Rhetorical / Conceptual Note

Virgil elevates ordinary work into a heroic principle, giving farming the moral stature of epic action.


11. Vital Glossary

Georgics — "Agricultural works" or "farming matters."

Labor — The poem's central organizing principle.

Necessity — The pressure that compels innovation and effort.

Rural Life — Not escapism but disciplined engagement with reality.

Orpheus — Mythic poet whose story concludes the work.

Bees — Symbol of cooperation, productivity, and social order.


12. Deeper Significance / Strategic Themes

Labor as Civilization

Cities, laws, culture, and prosperity ultimately depend upon sustained work.

Nature as Partner and Adversary

The natural world provides life but never guarantees success.

Limits of Human Control

Skill improves outcomes, but fortune always retains a role.

Renewal Through Persistence

Recovery follows effort, not wishful thinking.

The Tragedy of Mortality

The Orpheus episode reminds readers that some losses remain beyond human power to repair.


14. "First Day of History" Lens

The Georgics represents one of the earliest great attempts to treat productive labor itself as a subject worthy of high literature.

Earlier epics often focused on kings, warriors, and heroic exploits.

Virgil elevates:

  • farmers,
  • cultivation,
  • practical knowledge,
  • and disciplined work

into matters of philosophical and poetic significance.

This move influenced later traditions that viewed labor not merely as necessity but as a source of dignity and meaning.


16. Reference-Bank of Quotations

1.

"Labor conquered all things."

Paraphrase: Persistent effort overcomes immense obstacles.

Commentary: The most famous idea associated with the Georgics.

2.

"Happy is he who has learned the causes of things."

Paraphrase: Deep understanding liberates the mind.

Commentary: One of Virgil's most celebrated reflections on knowledge.

3.

"O too fortunate farmers."

Paraphrase: Rural life possesses goods often overlooked by the ambitious.

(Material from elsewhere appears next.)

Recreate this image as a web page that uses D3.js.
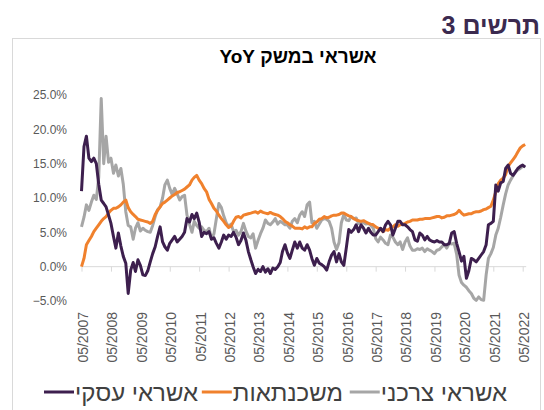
<!DOCTYPE html>
<html>
<head>
<meta charset="utf-8">
<script src="https://cdn.jsdelivr.net/npm/d3@7"></script>
<style>
  body { margin: 0; background: #fff; }
  svg { display: block; font-family: "Liberation Sans", Arial, sans-serif; }
</style>
</head>
<body>
<svg></svg>
<script>
// monthly YoY growth, 05/2007 - 06/2022 (percent)
var startMonth = "2007-05";

var business = [
  11.0, 17.5, 19.0, 15.8, 15.3, 15.8, 15.0, 12.0, 9.7, 9.2, 8.7, 7.5,
  6.3, 4.4, 2.7, 4.9, 3.0, 1.5, 0.5, -3.9, -0.5, 0.6, -0.7, 1.0,
  0.2, -1.2, -1.3, -0.6, 0.7, 1.9, 2.9, 4.4, 5.8, 3.6, 2.9, 2.4,
  3.4, 3.9, 4.4, 3.6, 4.0, 4.4, 5.0, 7.0, 6.5, 7.6, 7.0, 7.8,
  6.5, 4.4, 5.0, 4.8, 5.1, 4.0, 4.2, 3.4, 2.7, 3.6, 4.6, 4.0,
  4.6, 4.4, 5.0, 4.3, 3.2, 3.8, 4.9, 3.9, 2.2, 1.0, 0.0, -1.0,
  -0.4, -0.7, 0.0, -0.8, -0.3, -1.0, -0.2, -0.4, 0.0, 0.6, 2.2, 3.2,
  2.0, 1.2, 2.4, 3.6, 2.7, 3.6, 2.7, 2.4, 3.2, 2.4, 1.2, 0.2,
  1.2, 0.5, 0.3, 0.0, -0.5, 0.7, 1.7, 2.2, 0.7, 1.9, 0.7, 0.2,
  2.7, 5.4, 5.0, 5.4, 6.1, 5.1, 6.1, 5.6, 4.9, 5.6, 5.0, 4.6,
  4.6, 5.1, 5.6, 5.1, 6.1, 6.6, 6.1, 4.6, 5.6, 6.6, 6.6, 6.1,
  6.1, 5.8, 5.4, 5.1, 3.9, 3.7, 4.9, 4.6, 3.9, 4.4, 3.9, 3.7,
  3.6, 3.8, 3.6, 3.6, 3.2, 3.2, 3.4, 4.9, 5.1, 3.4, 2.2, 0.8,
  1.5, -1.7, -0.6, 1.2, 1.0, 0.7, 1.2, 1.7, 2.2, 3.2, 6.1, 6.3,
  6.6, 11.9, 11.0, 12.2, 12.4, 14.3, 14.8, 13.6, 13.3, 13.8, 14.3, 14.6,
  14.8, 14.5
];

var mortgages = [
  0.0, 1.2, 3.2, 3.8, 4.4, 5.1, 5.6, 6.1, 6.6, 7.0, 7.3, 7.8,
  8.2, 8.5, 8.5, 8.7, 9.0, 9.4, 9.7, 8.6, 8.0, 7.6, 7.3, 6.9,
  6.8, 6.7, 6.6, 6.5, 6.3, 6.6, 7.6, 8.2, 8.7, 9.2, 9.4, 9.7,
  10.0, 10.3, 10.5, 10.8, 10.9, 11.1, 11.3, 11.6, 11.9, 12.6, 13.0, 13.3,
  12.6, 12.1, 11.4, 10.9, 9.8, 9.2, 8.5, 8.1, 7.5, 7.0, 6.6, 6.1,
  5.7, 5.9, 6.6, 7.2, 7.3, 7.1, 7.5, 7.6, 7.7, 7.8, 7.9, 8.0,
  7.8, 8.1, 7.9, 7.8, 7.7, 7.9, 7.7, 7.6, 7.5, 7.3, 7.0, 6.6,
  6.4, 6.1, 5.9, 5.6, 5.6, 5.6, 5.5, 5.8, 5.6, 5.8, 5.8, 6.3,
  6.5, 6.9, 7.0, 7.3, 7.1, 7.2, 7.4, 7.5, 7.5, 7.6, 7.8, 7.8,
  7.6, 7.4, 7.3, 7.0, 6.8, 6.7, 6.6, 6.7, 6.5, 6.3, 6.2, 6.1,
  5.8, 5.6, 5.5, 5.1, 5.4, 5.3, 5.6, 5.8, 6.1, 5.9, 6.1, 6.2,
  6.3, 6.5, 6.6, 6.8, 6.8, 6.8, 6.9, 6.9, 7.0, 7.0, 7.0, 7.1,
  7.2, 7.3, 7.3, 7.1, 7.2, 7.4, 7.4, 7.5, 7.6, 7.8, 8.2, 7.8,
  7.5, 7.6, 7.7, 7.7, 7.9, 8.0, 8.0, 8.1, 8.3, 8.4, 8.6, 8.8,
  9.7, 10.9, 12.1, 12.6, 12.9, 13.4, 14.6, 15.1, 15.6, 16.1, 16.7, 17.3,
  17.6, 17.8
];

var consumer = [
  5.8, 7.2, 9.0, 8.2, 9.4, 10.4, 9.8, 13.0, 24.5, 15.0, 19.0, 15.2,
  15.8, 13.6, 14.8, 13.2, 14.3, 12.0, 8.0, 6.0, 5.8, 4.0, 5.6, 6.4,
  5.2, 5.6, 5.3, 5.1, 5.0, 6.0, 7.3, 8.3, 8.7, 10.0, 11.9, 12.6,
  11.4, 10.5, 11.4, 10.6, 9.7, 10.2, 10.4, 7.5, 6.2, 5.0, 6.6, 6.0,
  5.6, 5.8, 5.3, 5.1, 5.6, 4.1, 4.8, 7.0, 9.2, 8.6, 7.4, 6.4,
  5.8, 6.2, 5.1, 5.3, 4.6, 5.1, 6.3, 5.2, 4.4, 4.2, 4.8, 2.7,
  3.8, 4.8, 5.6, 6.8, 6.3, 6.1, 6.5, 7.0, 6.2, 6.6, 6.4, 6.1,
  6.1, 5.6, 6.6, 7.0, 6.4, 7.5, 8.0, 7.3, 9.0, 9.4, 6.4, 6.6,
  5.6, 6.2, 6.8, 7.0, 6.9, 6.6, 5.6, 3.6, 2.5, 3.5, 6.4, 7.6,
  6.8, 6.7, 7.3, 7.0, 7.1, 6.3, 6.6, 6.4, 6.2, 6.3, 6.0, 5.6,
  4.1, 3.6, 4.3, 3.9, 3.4, 3.2, 4.6, 4.3, 3.6, 3.2, 3.6, 2.5,
  3.6, 4.2, 3.0, 2.4, 2.4, 2.6, 2.5, 2.7, 2.2, 2.6, 2.4, 2.2,
  1.9, 2.4, 2.5, 2.9, 3.2, 2.7, 3.4, 3.3, 3.4, 1.8, -1.2, -2.3,
  -2.7, -3.0, -3.5, -3.9, -4.6, -4.9, -4.4, -4.8, -4.9, -1.2, 1.2, 1.9,
  2.8, 4.6, 5.6, 7.2, 9.0, 10.6, 11.9, 12.6, 13.2, 13.8, 14.1, 14.3,
  14.6, 14.6
];

var seriesNames = ["אשראי עסקי", "משכנתאות", "אשראי צרכני"];
var seriesColors = ["#3d1f4e", "#f0812d", "#a6a6a6"];
var yTicks = [-5, 0, 5, 10, 15, 20, 25];
var tickYears = [2007, 2008, 2009, 2010, 2011, 2012, 2013, 2014, 2015, 2016, 2017, 2018, 2019, 2020, 2021, 2022];
var chartNumber = "תרשים 3";
var chartTitle = "אשראי במשק YoY";

function chart() {
    var width = 544,
        height = 410;

    var svg = d3.select("svg")
        .attr("width", width)
        .attr("height", height);

    svg.selectAll("*").remove();

    var start = d3.timeParse("%Y-%m")(startMonth);
    var dateOf = function(i) { return d3.timeMonth.offset(start, i); };

    var x = d3.scaleTime()
        .domain([new Date(2007, 4, 1), new Date(2022, 4, 1)])
        .range([81.5, 522.7]);
    var y = d3.scaleLinear()
        .domain([-5, 25])
        .range([301, 95]);

    // frame
    svg.append("rect")
        .attr("x", 12.5).attr("y", 38.5)
        .attr("width", 528).attr("height", 400)
        .attr("fill", "none")
        .attr("stroke", "#d9d9d9");

    svg.append("text")
        .attr("x", 540).attr("y", 34)
        .attr("direction", "rtl")
        .attr("text-anchor", "start")
        .attr("font-size", 25).attr("font-weight", "bold")
        .attr("fill", "#3b2a4f")
        .text(chartNumber);

    svg.append("text")
        .attr("x", 298).attr("y", 63)
        .attr("direction", "rtl")
        .attr("text-anchor", "middle")
        .attr("font-size", 19).attr("font-weight", "bold")
        .attr("fill", "#000")
        .text(chartTitle);

    // y labels
    svg.selectAll(".ylab")
        .data(yTicks)
        .enter().append("text")
        .attr("class", "ylab")
        .attr("x", 67)
        .attr("y", function(d) { return y(d); })
        .attr("dy", "0.35em")
        .attr("text-anchor", "end")
        .attr("font-size", 12)
        .attr("fill", "#595959")
        .text(function(d) { return d3.format(".1%")(d / 100); });

    // zero axis with year ticks
    var ticks = tickYears.map(function(yr) { return new Date(yr, 4, 1); });
    var axis = d3.axisBottom(x)
        .tickValues(ticks)
        .tickSize(5)
        .tickFormat("");
    var ax = svg.append("g")
        .attr("transform", "translate(0," + y(0) + ")")
        .call(axis);
    ax.select(".domain")
        .attr("d", "M" + x(ticks[0]) + ",0H" + (x(dateOf(business.length - 1)) + 1))
        .attr("stroke", "#d9d9d9");
    ax.selectAll(".tick line").attr("stroke", "#d9d9d9");

    svg.selectAll(".xlab")
        .data(ticks)
        .enter().append("text")
        .attr("class", "xlab")
        .attr("transform", function(d) { return "translate(" + (x(d) + 1.5) + ",312) rotate(-90)"; })
        .attr("dy", "0.35em")
        .attr("text-anchor", "end")
        .attr("font-size", 14)
        .attr("fill", "#595959")
        .text(d3.timeFormat("%m/%Y"));

    var line = d3.line()
        .x(function(d, i) { return x(dateOf(i)); })
        .y(function(d) { return y(d); });

    // draw order: consumer, mortgages, business on top
    var series = [business, mortgages, consumer];
    [2, 1, 0].forEach(function(k) {
        svg.append("path")
            .datum(series[k])
            .attr("d", line)
            .attr("fill", "none")
            .attr("stroke", seriesColors[k])
            .attr("stroke-width", 3)
            .attr("stroke-linejoin", "round");
    });

    // legend: each entry is right-aligned text with its line just left of it
    var legendRight = [198, 343, 507];
    [0, 1, 2].forEach(function(k) {
        var t = svg.append("text")
            .attr("x", legendRight[k]).attr("y", 393)
            .attr("dy", "0.35em")
            .attr("direction", "rtl")
            .attr("text-anchor", "start")
            .attr("font-size", 24)
            .attr("fill", "#404040")
            .text(seriesNames[k]);
        var left = legendRight[k] - t.node().getComputedTextLength();
        svg.append("line")
            .attr("x1", left - 31).attr("x2", left - 1)
            .attr("y1", 392).attr("y2", 392)
            .attr("stroke", seriesColors[k])
            .attr("stroke-width", 3);
    });
}

chart();
</script>
</body>
</html>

Commentary: A famous expression of admiration for simplicity and rootedness.

4.

"They alone know neither assembly nor law."

(Describing bees.)

Paraphrase: Social order can emerge through instinctive cooperation.

Commentary: Part of Virgil's fascination with collective life.

5.

"Love conquered him."

(From the Orpheus narrative.)

Paraphrase: Human passion remains stronger than calculation.

Commentary: The poem closes by returning from agriculture to the deepest realities of human experience.


17. Core Concept / Mental Anchor

"Labor creates order."

The Georgics can be remembered in one sentence:

Human beings inhabit a resistant world and build civilization through disciplined effort.


18. Famous Words

Several famous expressions are associated with the Georgics:

"Labor conquered all things."

Perhaps the work's most enduring line. It became a motto for later traditions emphasizing perseverance and industry.

"Happy is he who has learned the causes of things."

One of the most quoted statements in classical literature regarding wisdom and understanding.

"O too fortunate farmers."

A famous expression of admiration for a life rooted in nature and productive work.


Core Harvest

Existential tension: Nature, fortune, and mortality continually threaten human flourishing.

Virgil's answer: Through labor, knowledge, patience, and cooperation, people create pockets of order within chaos.

Why readers return: The Georgics addresses one of the oldest human questions—why life requires struggle—and offers an answer that remains compelling: meaningful achievement emerges not after difficulty but through it.